◆ WHAT YOU NEED TO DO
All of the lines below are to be transcribed faithfully, with pictures excluded from the copy.
---- MATERIAL PROVIDED
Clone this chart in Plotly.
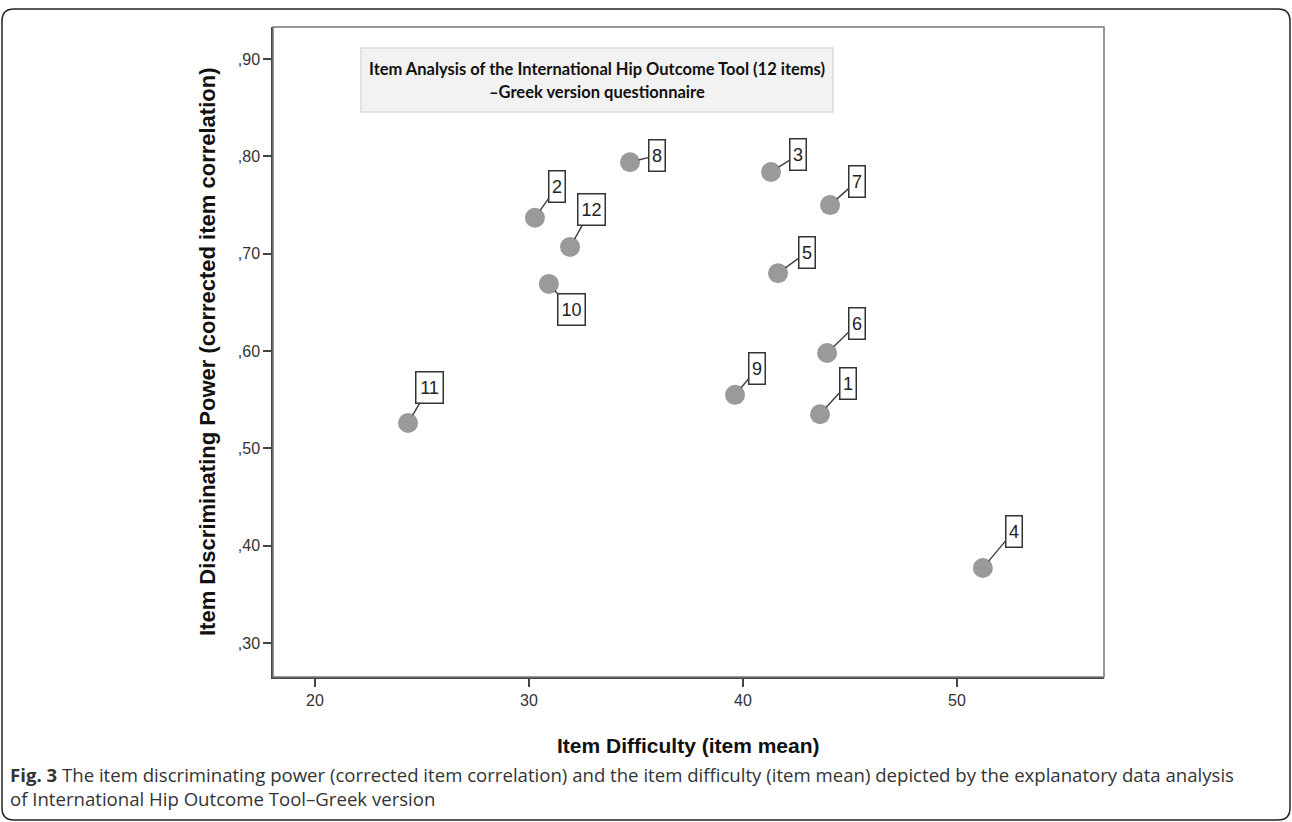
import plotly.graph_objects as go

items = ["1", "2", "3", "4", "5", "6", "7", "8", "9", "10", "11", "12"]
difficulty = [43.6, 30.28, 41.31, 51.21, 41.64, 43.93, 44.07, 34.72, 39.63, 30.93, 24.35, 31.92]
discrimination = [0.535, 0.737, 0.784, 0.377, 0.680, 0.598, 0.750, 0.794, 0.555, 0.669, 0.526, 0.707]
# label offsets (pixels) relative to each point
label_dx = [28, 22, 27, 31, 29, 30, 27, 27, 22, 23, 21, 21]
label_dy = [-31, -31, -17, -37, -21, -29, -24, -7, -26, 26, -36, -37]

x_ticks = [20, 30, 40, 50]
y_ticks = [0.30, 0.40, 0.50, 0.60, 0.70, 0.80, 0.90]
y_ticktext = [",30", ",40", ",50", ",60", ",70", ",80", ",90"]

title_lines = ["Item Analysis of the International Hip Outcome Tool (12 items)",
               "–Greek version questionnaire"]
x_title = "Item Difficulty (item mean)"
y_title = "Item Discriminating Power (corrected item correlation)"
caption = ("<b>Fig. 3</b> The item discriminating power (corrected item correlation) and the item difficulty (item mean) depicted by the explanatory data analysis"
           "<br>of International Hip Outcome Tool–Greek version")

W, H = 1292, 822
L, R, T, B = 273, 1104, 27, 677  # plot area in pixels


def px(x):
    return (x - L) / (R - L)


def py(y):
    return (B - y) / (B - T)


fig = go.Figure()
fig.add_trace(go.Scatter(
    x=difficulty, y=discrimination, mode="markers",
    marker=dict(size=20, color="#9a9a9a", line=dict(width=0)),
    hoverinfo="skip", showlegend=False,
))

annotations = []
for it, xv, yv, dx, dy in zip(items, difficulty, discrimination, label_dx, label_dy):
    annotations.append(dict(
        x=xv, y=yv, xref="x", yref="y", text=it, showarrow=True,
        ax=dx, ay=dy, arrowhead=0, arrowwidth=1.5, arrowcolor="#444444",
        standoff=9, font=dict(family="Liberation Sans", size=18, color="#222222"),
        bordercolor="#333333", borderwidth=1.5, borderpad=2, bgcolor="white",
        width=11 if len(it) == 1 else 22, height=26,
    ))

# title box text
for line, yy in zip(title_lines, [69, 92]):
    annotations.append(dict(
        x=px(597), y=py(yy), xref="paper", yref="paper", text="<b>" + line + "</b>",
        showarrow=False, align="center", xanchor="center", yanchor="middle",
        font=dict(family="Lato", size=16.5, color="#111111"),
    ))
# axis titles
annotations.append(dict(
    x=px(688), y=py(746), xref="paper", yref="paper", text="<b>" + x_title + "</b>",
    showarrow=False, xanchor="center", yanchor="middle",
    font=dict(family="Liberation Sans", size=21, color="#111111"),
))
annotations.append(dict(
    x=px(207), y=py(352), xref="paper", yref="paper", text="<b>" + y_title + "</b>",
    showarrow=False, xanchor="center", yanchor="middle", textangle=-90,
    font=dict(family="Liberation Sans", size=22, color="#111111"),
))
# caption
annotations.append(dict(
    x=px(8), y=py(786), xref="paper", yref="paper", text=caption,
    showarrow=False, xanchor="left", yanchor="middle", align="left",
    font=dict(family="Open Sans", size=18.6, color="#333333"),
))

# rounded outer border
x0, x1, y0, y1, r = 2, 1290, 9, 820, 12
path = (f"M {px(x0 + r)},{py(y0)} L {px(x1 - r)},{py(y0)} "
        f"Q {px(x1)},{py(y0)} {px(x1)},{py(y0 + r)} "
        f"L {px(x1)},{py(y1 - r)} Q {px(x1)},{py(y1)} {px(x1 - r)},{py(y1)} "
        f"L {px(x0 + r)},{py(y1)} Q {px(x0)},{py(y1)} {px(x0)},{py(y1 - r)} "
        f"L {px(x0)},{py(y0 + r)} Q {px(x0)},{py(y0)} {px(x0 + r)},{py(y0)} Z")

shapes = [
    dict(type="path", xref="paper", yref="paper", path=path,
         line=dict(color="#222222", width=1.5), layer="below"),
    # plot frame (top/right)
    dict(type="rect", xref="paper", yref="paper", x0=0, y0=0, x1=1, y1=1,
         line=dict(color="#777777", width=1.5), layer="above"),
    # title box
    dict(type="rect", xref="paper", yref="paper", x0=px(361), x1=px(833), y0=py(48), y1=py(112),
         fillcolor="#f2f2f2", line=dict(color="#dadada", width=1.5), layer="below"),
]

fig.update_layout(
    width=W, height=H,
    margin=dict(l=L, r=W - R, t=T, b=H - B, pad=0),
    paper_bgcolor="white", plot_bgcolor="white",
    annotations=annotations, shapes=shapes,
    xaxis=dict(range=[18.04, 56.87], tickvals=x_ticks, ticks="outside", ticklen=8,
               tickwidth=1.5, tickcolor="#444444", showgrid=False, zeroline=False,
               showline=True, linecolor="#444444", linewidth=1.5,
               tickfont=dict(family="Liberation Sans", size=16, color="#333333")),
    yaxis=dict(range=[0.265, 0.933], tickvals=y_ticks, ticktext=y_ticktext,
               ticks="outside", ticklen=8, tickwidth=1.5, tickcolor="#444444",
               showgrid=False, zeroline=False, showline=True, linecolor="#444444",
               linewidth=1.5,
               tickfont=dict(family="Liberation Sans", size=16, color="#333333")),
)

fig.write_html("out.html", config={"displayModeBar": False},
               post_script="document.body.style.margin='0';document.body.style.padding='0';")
--------
◆ EXERCISE RESPONSE
Clone this chart in Plotly.
import plotly.graph_objects as go

items = ["1", "2", "3", "4", "5", "6", "7", "8", "9", "10", "11", "12"]
difficulty = [43.6, 30.28, 41.31, 51.21, 41.64, 43.93, 44.07, 34.72, 39.63, 30.93, 24.35, 31.92]
discrimination = [0.535, 0.737, 0.784, 0.377, 0.680, 0.598, 0.750, 0.794, 0.555, 0.669, 0.526, 0.707]
# label offsets (pixels) relative to each point
label_dx = [28, 22, 27, 31, 29, 30, 27, 27, 22, 23, 21, 21]
label_dy = [-31, -31, -17, -37, -21, -29, -24, -7, -26, 26, -36, -37]

x_ticks = [20, 30, 40, 50]
y_ticks = [0.30, 0.40, 0.50, 0.60, 0.70, 0.80, 0.90]
y_ticktext = [",30", ",40", ",50", ",60", ",70", ",80", ",90"]

title_lines = ["Item Analysis of the International Hip Outcome Tool (12 items)",
               "–Greek version questionnaire"]
x_title = "Item Difficulty (item mean)"
y_title = "Item Discriminating Power (corrected item correlation)"
caption = ("<b>Fig. 3</b> The item discriminating power (corrected item correlation) and the item difficulty (item mean) depicted by the explanatory data analysis"
           "<br>of International Hip Outcome Tool–Greek version")

W, H = 1292, 822
L, R, T, B = 273, 1104, 27, 677  # plot area in pixels


def px(x):
    return (x - L) / (R - L)


def py(y):
    return (B - y) / (B - T)


fig = go.Figure()
fig.add_trace(go.Scatter(
    x=difficulty, y=discrimination, mode="markers",
    marker=dict(size=20, color="#9a9a9a", line=dict(width=0)),
    hoverinfo="skip", showlegend=False,
))

annotations = []
for it, xv, yv, dx, dy in zip(items, difficulty, discrimination, label_dx, label_dy):
    annotations.append(dict(
        x=xv, y=yv, xref="x", yref="y", text=it, showarrow=True,
        ax=dx, ay=dy, arrowhead=0, arrowwidth=1.5, arrowcolor="#444444",
        standoff=9, font=dict(family="Liberation Sans", size=18, color="#222222"),
        bordercolor="#333333", borderwidth=1.5, borderpad=2, bgcolor="white",
        width=11 if len(it) == 1 else 22, height=26,
    ))

# title box text
for line, yy in zip(title_lines, [69, 92]):
    annotations.append(dict(
        x=px(597), y=py(yy), xref="paper", yref="paper", text="<b>" + line + "</b>",
        showarrow=False, align="center", xanchor="center", yanchor="middle",
        font=dict(family="Lato", size=16.5, color="#111111"),
    ))
# axis titles
annotations.append(dict(
    x=px(688), y=py(746), xref="paper", yref="paper", text="<b>" + x_title + "</b>",
    showarrow=False, xanchor="center", yanchor="middle",
    font=dict(family="Liberation Sans", size=21, color="#111111"),
))
annotations.append(dict(
    x=px(207), y=py(352), xref="paper", yref="paper", text="<b>" + y_title + "</b>",
    showarrow=False, xanchor="center", yanchor="middle", textangle=-90,
    font=dict(family="Liberation Sans", size=22, color="#111111"),
))
# caption
annotations.append(dict(
    x=px(8), y=py(786), xref="paper", yref="paper", text=caption,
    showarrow=False, xanchor="left", yanchor="middle", align="left",
    font=dict(family="Open Sans", size=18.6, color="#333333"),
))

# rounded outer border
x0, x1, y0, y1, r = 2, 1290, 9, 820, 12
path = (f"M {px(x0 + r)},{py(y0)} L {px(x1 - r)},{py(y0)} "
        f"Q {px(x1)},{py(y0)} {px(x1)},{py(y0 + r)} "
        f"L {px(x1)},{py(y1 - r)} Q {px(x1)},{py(y1)} {px(x1 - r)},{py(y1)} "
        f"L {px(x0 + r)},{py(y1)} Q {px(x0)},{py(y1)} {px(x0)},{py(y1 - r)} "
        f"L {px(x0)},{py(y0 + r)} Q {px(x0)},{py(y0)} {px(x0 + r)},{py(y0)} Z")

shapes = [
    dict(type="path", xref="paper", yref="paper", path=path,
         line=dict(color="#222222", width=1.5), layer="below"),
    # plot frame (top/right)
    dict(type="rect", xref="paper", yref="paper", x0=0, y0=0, x1=1, y1=1,
         line=dict(color="#777777", width=1.5), layer="above"),
    # title box
    dict(type="rect", xref="paper", yref="paper", x0=px(361), x1=px(833), y0=py(48), y1=py(112),
         fillcolor="#f2f2f2", line=dict(color="#dadada", width=1.5), layer="below"),
]

fig.update_layout(
    width=W, height=H,
    margin=dict(l=L, r=W - R, t=T, b=H - B, pad=0),
    paper_bgcolor="white", plot_bgcolor="white",
    annotations=annotations, shapes=shapes,
    xaxis=dict(range=[18.04, 56.87], tickvals=x_ticks, ticks="outside", ticklen=8,
               tickwidth=1.5, tickcolor="#444444", showgrid=False, zeroline=False,
               showline=True, linecolor="#444444", linewidth=1.5,
               tickfont=dict(family="Liberation Sans", size=16, color="#333333")),
    yaxis=dict(range=[0.265, 0.933], tickvals=y_ticks, ticktext=y_ticktext,
               ticks="outside", ticklen=8, tickwidth=1.5, tickcolor="#444444",
               showgrid=False, zeroline=False, showline=True, linecolor="#444444",
               linewidth=1.5,
               tickfont=dict(family="Liberation Sans", size=16, color="#333333")),
)

fig.write_html("out.html", config={"displayModeBar": False},
               post_script="document.body.style.margin='0';document.body.style.padding='0';")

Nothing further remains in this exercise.